The Crocodile was part of scene, one of the last great regional clubs where everyone knew each other, where regulars hung out, where people put their friend’s bands on the bill. The club hosted secret shows by Nirvana and Pearl Jam; it hosted Beck and the Indigo Girls before they were famous; it hosted thousands of bands that almost no one remembers but someone loved. For a weird teenager who wanted nothing more than to be part of the in-crowd, the Croc represented the ultimate clubhouse.
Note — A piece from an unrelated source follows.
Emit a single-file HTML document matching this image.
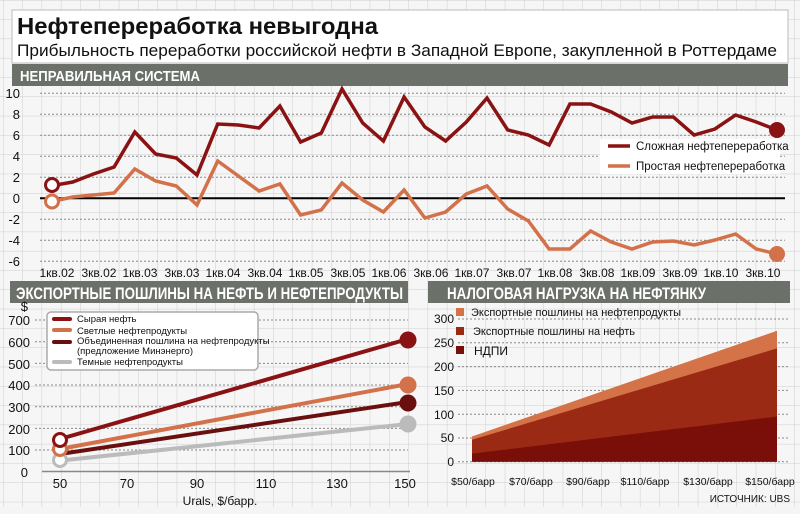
<!DOCTYPE html>
<html><head><meta charset="utf-8"><style>
html,body{margin:0;padding:0;background:#f5f5f5}
svg{display:block}
text{font-family:"Liberation Sans Narrow","Liberation Sans",sans-serif}
</style></head><body>
<svg width="800" height="514" viewBox="0 0 800 514" xmlns="http://www.w3.org/2000/svg">
<defs>
<pattern id="g" width="19.3" height="19.3" patternUnits="userSpaceOnUse" x="3" y="0">
<rect width="19.3" height="19.3" fill="#f6f6f6"/>
<path d="M0 0V19.3M0 0H19.3" stroke="#cfcfcf" stroke-width="1"/>
</pattern>
</defs>
<rect width="800" height="507" fill="url(#g)"/>
<rect y="507" width="800" height="7" fill="#f5f5f5"/>
<!-- title -->
<rect x="12" y="10" width="776" height="53" fill="#fff" stroke="#bbb"/>
<text x="17" y="34" font-size="23" font-weight="bold" textLength="361" lengthAdjust="spacingAndGlyphs" fill="#111">Нефтепереработка невыгодна</text>
<text x="17" y="56" font-size="17" textLength="760" lengthAdjust="spacingAndGlyphs" fill="#111">Прибыльность переработки российской нефти в Западной Европе, закупленной в Роттердаме</text>
<rect x="12" y="64" width="776" height="22" fill="#6b7068"/>
<text x="20" y="81" font-size="15" font-weight="bold" fill="#fff" textLength="180" lengthAdjust="spacingAndGlyphs">НЕПРАВИЛЬНАЯ СИСТЕМА</text>
<!-- top chart -->
<g stroke="#888" stroke-width="1" stroke-dasharray="2,2">
<line x1="40" x2="785" y1="93.3" y2="93.3"/><line x1="40" x2="785" y1="114.3" y2="114.3"/>
<line x1="40" x2="785" y1="135.3" y2="135.3"/><line x1="40" x2="785" y1="156.3" y2="156.3"/>
<line x1="40" x2="785" y1="177.3" y2="177.3"/><line x1="40" x2="785" y1="219.3" y2="219.3"/>
<line x1="40" x2="785" y1="240.3" y2="240.3"/><line x1="40" x2="785" y1="261.3" y2="261.3"/>
</g>
<line x1="40" x2="785" y1="198.3" y2="198.3" stroke="#000" stroke-width="2"/>
<g font-size="13" fill="#111" text-anchor="end">
<text x="20" y="98">10</text><text x="20" y="119">8</text><text x="20" y="140">6</text><text x="20" y="161">4</text>
<text x="20" y="182">2</text><text x="20" y="203">0</text><text x="20" y="224">-2</text><text x="20" y="245">-4</text><text x="20" y="266">-6</text>
</g>
<g font-size="12" fill="#111" text-anchor="middle">
<text x="57" y="277">1кв.02</text><text x="99" y="277">3кв.02</text><text x="140" y="277">1кв.03</text><text x="182" y="277">3кв.03</text>
<text x="223" y="277">1кв.04</text><text x="265" y="277">3кв.04</text><text x="306" y="277">1кв.05</text><text x="348" y="277">3кв.05</text>
<text x="389" y="277">1кв.06</text><text x="431" y="277">3кв.06</text><text x="472" y="277">1кв.07</text><text x="514" y="277">3кв.07</text>
<text x="555" y="277">1кв.08</text><text x="597" y="277">3кв.08</text><text x="638" y="277">1кв.09</text><text x="680" y="277">3кв.09</text>
<text x="721" y="277">1кв.10</text><text x="763" y="277">3кв.10</text>
</g>
<polyline fill="none" stroke="#8b1212" stroke-width="3.5" stroke-linejoin="miter" points="52,185.7 72.7,182 93.4,174 114.1,167 134.8,132 155.6,154 176.3,158 197,175 217.7,124 238.4,125 259.1,128 279.9,106 300.6,142 321.3,133 342,89 362.7,123 383.4,141 404.1,97 424.9,127 445.6,141 466.3,122 487,98 507.7,130 528.4,135 549.1,145 569.9,104 590.6,104 611.3,112 632,123 652.7,117 673.4,117 694.1,135 714.9,129 735.6,115 756.3,122 777,130"/>
<polyline fill="none" stroke="#d2714a" stroke-width="3.5" points="52,201.5 72.7,197 93.4,195 114.1,193 134.8,169 155.6,181 176.3,186 197,205 217.7,161 238.4,176 259.1,191 279.9,184 300.6,215 321.3,210 342,183 362.7,200 383.4,212 404.1,190 424.9,218 445.6,212 466.3,194 487,186 507.7,209 528.4,221 549.1,249 569.9,249 590.6,231 611.3,242 632,249 652.7,242 673.4,241 694.1,245 714.9,240 735.6,234 756.3,249 777,254"/>
<circle cx="52" cy="185" r="6.5" fill="#fff" stroke="#8b1212" stroke-width="3"/>
<circle cx="52" cy="201.5" r="6.5" fill="#fff" stroke="#d2714a" stroke-width="3"/>
<circle cx="777" cy="130" r="8" fill="#8b1212"/>
<circle cx="777" cy="254" r="8" fill="#d2714a"/>
<rect x="600" y="139" width="180" height="35" fill="#fff"/>
<line x1="608" x2="630" y1="146" y2="146" stroke="#8b1212" stroke-width="3.5"/>
<line x1="608" x2="630" y1="166" y2="166" stroke="#d2714a" stroke-width="3.5"/>
<text x="636" y="150" font-size="11.5" fill="#111">Сложная нефтепереработка</text>
<text x="636" y="170" font-size="11.5" fill="#111">Простая нефтепереработка</text>
<!-- bottom left -->
<rect x="10" y="281" width="398" height="22" fill="#6b7068"/>
<text x="16" y="299" font-size="17" font-weight="bold" fill="#fff" textLength="387" lengthAdjust="spacingAndGlyphs">ЭКСПОРТНЫЕ ПОШЛИНЫ НА НЕФТЬ И НЕФТЕПРОДУКТЫ</text>
<g stroke="#888" stroke-dasharray="2,2">
<line x1="35" x2="408" y1="320" y2="320"/><line x1="35" x2="408" y1="341.7" y2="341.7"/><line x1="35" x2="408" y1="363.4" y2="363.4"/>
<line x1="35" x2="408" y1="385" y2="385"/><line x1="35" x2="408" y1="406.7" y2="406.7"/><line x1="35" x2="408" y1="428.4" y2="428.4"/>
<line x1="35" x2="408" y1="450" y2="450"/>
</g>
<line x1="42" x2="410" y1="471.5" y2="471.5" stroke="#888" stroke-width="1.5"/>
<g font-size="13" fill="#111" text-anchor="end">
<text x="28" y="311">$</text>
<text x="30" y="325">700</text><text x="30" y="347">600</text><text x="30" y="369">500</text><text x="30" y="390">400</text>
<text x="30" y="412">300</text><text x="30" y="434">200</text><text x="30" y="455">100</text><text x="28" y="477">0</text>
</g>
<g font-size="13" fill="#111" text-anchor="middle">
<text x="60" y="488">50</text><text x="127" y="488">70</text><text x="197" y="488">90</text><text x="266" y="488">110</text><text x="337" y="488">130</text><text x="405" y="488">150</text>
</g>
<text x="220" y="505" font-size="12" fill="#111" text-anchor="middle">Urals, $/барр.</text>
<line x1="60" y1="460.6" x2="408" y2="424" stroke="#bbb" stroke-width="4"/>
<line x1="60" y1="454" x2="408" y2="402" stroke="#6a0f0f" stroke-width="4"/>
<line x1="60" y1="449" x2="408" y2="384" stroke="#d2714a" stroke-width="4"/>
<line x1="60" y1="439" x2="408" y2="339" stroke="#8b1212" stroke-width="4"/>
<circle cx="60" cy="460" r="6.5" fill="#fff" stroke="#bbb" stroke-width="3"/>
<circle cx="60" cy="449" r="6.5" fill="#fff" stroke="#d2714a" stroke-width="3"/>
<circle cx="60" cy="440" r="6.5" fill="#fff" stroke="#8b1212" stroke-width="3"/>
<circle cx="408" cy="424" r="8.5" fill="#bbb"/>
<circle cx="408" cy="403" r="8.5" fill="#6a0f0f"/>
<circle cx="408" cy="385" r="8.5" fill="#d2714a"/>
<circle cx="408" cy="340" r="8.5" fill="#8b1212"/>
<rect x="47" y="312" width="211" height="58" rx="4" fill="#fff" stroke="#aaa" stroke-width="1.5"/>
<line x1="54" x2="70" y1="319" y2="319" stroke="#8b1212" stroke-width="4" stroke-linecap="round"/>
<line x1="54" x2="70" y1="330" y2="330" stroke="#d2714a" stroke-width="4" stroke-linecap="round"/>
<line x1="54" x2="70" y1="342" y2="342" stroke="#6a0f0f" stroke-width="4" stroke-linecap="round"/>
<line x1="54" x2="70" y1="362" y2="362" stroke="#bbb" stroke-width="4" stroke-linecap="round"/>
<g font-size="9.5" fill="#111">
<text x="77" y="322">Сырая нефть</text>
<text x="77" y="334">Светлые нефтепродукты</text>
<text x="77" y="344">Объединенная пошлина на нефтепродукты</text>
<text x="77" y="354">(предложение Минэнерго)</text>
<text x="77" y="365">Темные нефтепродукты</text>
</g>
<!-- bottom right -->
<rect x="428" y="281" width="362" height="22" fill="#6b7068"/>
<text x="447" y="299" font-size="17" font-weight="bold" fill="#fff" textLength="259" lengthAdjust="spacingAndGlyphs">НАЛОГОВАЯ НАГРУЗКА НА НЕФТЯНКУ</text>
<g stroke="#888" stroke-dasharray="2,2">
<line x1="458" x2="790" y1="319" y2="319"/><line x1="458" x2="790" y1="342.8" y2="342.8"/><line x1="458" x2="790" y1="366.6" y2="366.6"/>
<line x1="458" x2="790" y1="390.4" y2="390.4"/><line x1="458" x2="790" y1="414.2" y2="414.2"/><line x1="458" x2="790" y1="438" y2="438"/>
<line x1="458" x2="790" y1="461.7" y2="461.7"/>
</g>
<g font-size="12" fill="#111" text-anchor="end">
<text x="454" y="323">300</text><text x="454" y="347">250</text><text x="454" y="371">200</text><text x="454" y="395">150</text>
<text x="454" y="419">100</text><text x="454" y="442">50</text><text x="454" y="466">0</text>
</g>
<polygon points="472,461.7 472,436.5 777,330.8 777,461.7" fill="#d47248"/>
<polygon points="472,461.7 472,439.8 777,348.4 777,461.7" fill="#9b2a14"/>
<polygon points="472,461.7 472,453.6 777,416.5 777,461.7" fill="#7a0f0a"/>
<rect x="456" y="308" width="8" height="8" fill="#d47248"/>
<rect x="456" y="327" width="8" height="8" fill="#9b2a14"/>
<rect x="456" y="346" width="8" height="8" fill="#7a0f0a"/>
<g font-size="11" fill="#111">
<text x="471" y="316">Экспортные пошлины на нефтепродукты</text>
<text x="473" y="335">Экспортные пошлины на нефть</text>
<text x="474" y="355" font-size="12">НДПИ</text>
</g>
<g font-size="10.5" fill="#111" text-anchor="middle">
<text x="473" y="485">$50/барр</text><text x="531" y="485">$70/барр</text><text x="588" y="485">$90/барр</text>
<text x="645" y="485">$110/барр</text><text x="708" y="485">$130/барр</text><text x="770" y="485">$150/барр</text>
</g>
<text x="790" y="502" font-size="10" fill="#111" text-anchor="end">ИСТОЧНИК: UBS</text>
</svg>
</body></html>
The last time J.I. was at the Croc, it was last spring, the night before we gave a paper at the Experience Music Project Pop Conference. We were getting ready to eulogize another great PacNW music institution, the Rocket, and we sat in the bar, drinking and chatting with bartender. For J.I., it represented having finally made it on some level – finally, part of the community we’d admired from such a distance long ago.

J.I. is planning on going to Seattle this summer for Sub Pop’s twentieth anniversary party, and until a few days ago, was planning on hitting the Croc for post-party drinks. Perhaps the worst thing about the closure is that the club never got a proper funeral; there was no epic last show, no chance to break everything and drink the bar dry and go out in style. It simply vanished, one more magical place gone to the annals of an ever-distant history.